Die Kontakte der Montanuni Leoben nach St. Petersburg begannen bereits 2007 auf Initiative von Professor Peter Moser. Österreich, das in Europa eine „nicht unbedeutende Rolle als Drehscheibe im Bereich der Rohstoffe spielt“ (Eichlseder), ist heute für Russland ein interessanter Partner innerhalb der EU, da das Verhältnis zu Deutschland abgekühlt ist. Zwei weitere Kompetenzzentren (neben St. Petersburg und Leoben) sind in Lappeenranta (Finnland) und Freiberg (Deutschland) angesiedelt.

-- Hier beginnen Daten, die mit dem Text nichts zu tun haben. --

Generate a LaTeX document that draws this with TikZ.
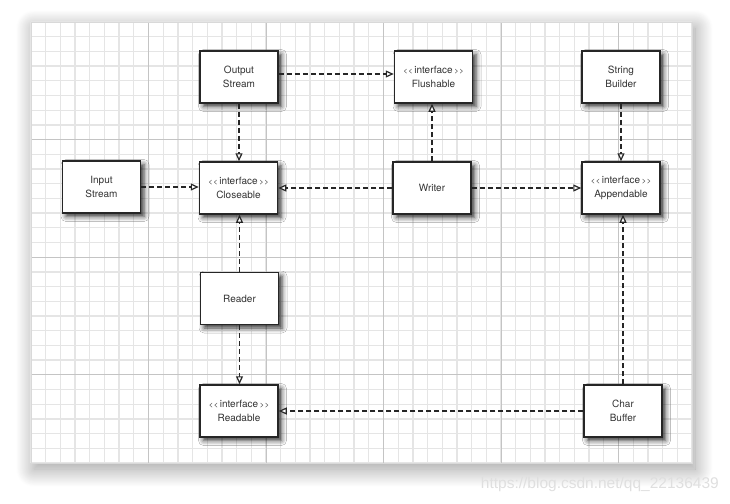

Das Unesco-Zentrum verfolgt mehrere Ziele. Zum einen sollen Bergbau-Ausbildungen weltweit vereinheitlicht werden und auf europäische Standards angehoben werden, gemeinsame internationale Studienprogramme werden angeboten. Ein Teil der Studienzeit wird im Ausland verbracht.
Auch im Bereich der Forschung bringt sich die Montanuni Leoben mit dem Thema „Nachhaltigkeit“ und „Recycling“ ein. Das alles erweitert und ergänzt das Netz anderer Rohstoff-Aktivitäten der traditionsreichen obersteirischen Hochschule. So entwickelte beispielsweise die Montanuni Leoben in europäischem Auftrag eine Rohstoffstrategie für Ost- und Südosteuropa, ein Ausbildungsverbund zum Thema mineralische Rohstoffe reicht von Peking über Teheran bis nach Lissabon.
„Wir haben große Herausforderungen vor uns. Wissenschaft ist unpolitisch, wir kommunizieren unabhängig von politischen Einschränkungen“, betont Eichlseder die weltweite Drehscheibenfunktion der Österreicher.